DÜN bir dostum aradı…

Sana bir hikâye anlatmak istiyorum dedi.

Buyur anlat dedim.

Başladı anlatmaya:

İki arkadaş oturmuş dama oynuyorlarmış.

Oyunu seyreden yancı da oyuna karışıyormuş.

Bir değil, iki değil en sonunda; “karışma arkadaş şu oyuna” diye serzenişte bulunmuşlar.

Yancı bu.

Kırk yıllık arkadaşlar.

Üzülmüş, canı sıkılmış…

Bir daha karışırsam oyununuza “üç den dokuza hanım boş olsun” demiş.
 

*
 

Neyse gün geçmiş.

Günler geçmiş.

Yine iki arkadaş dama oyununa tutuşmuşlar.

Tam oyunun ortasında bizim yancı çıkagelmiş.

Oyunu seyretmeye başlamış.

Kim?

Nasıl hamle yapacak?

Gözetlerken…

Duramamış bizim yancı…

Demiş ki:

“Karışırsam üç den dokuza boş olsun hanım” dediydim…

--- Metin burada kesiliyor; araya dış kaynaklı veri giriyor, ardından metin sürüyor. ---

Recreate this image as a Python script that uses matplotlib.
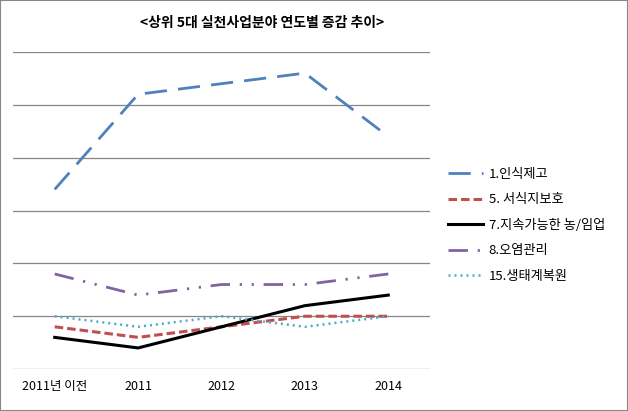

Boş olmaya boş olacak bizim hanım amma…

“Şu siyah taş damaya gidiyor demezsem, çatlarım vallahi demiş.”
 

*
 

Bunu niye anlattım…

Şunun için:

-Güzellemeydi…

-Beyaz sayfaydı…

-Komisyondu…

-Cemiyetti…

-İl Başkanıydı…

-Milletvekiliydi…

-Eleştiriydi…

-Gündemdi…

Falan filan…

Biz bu siyah taş misali, oyunda olanların, damaya gittiğini söylemezsek veya yazmazsak, ne işimiz var bu düğünde değil mi?
 

*
 

Ben onu bunu bilmem arkadaş…

Ben işimi yaparım…

Herkes de işini yapsın…

Oturup çekirdek çıtlatacak değiliz ya?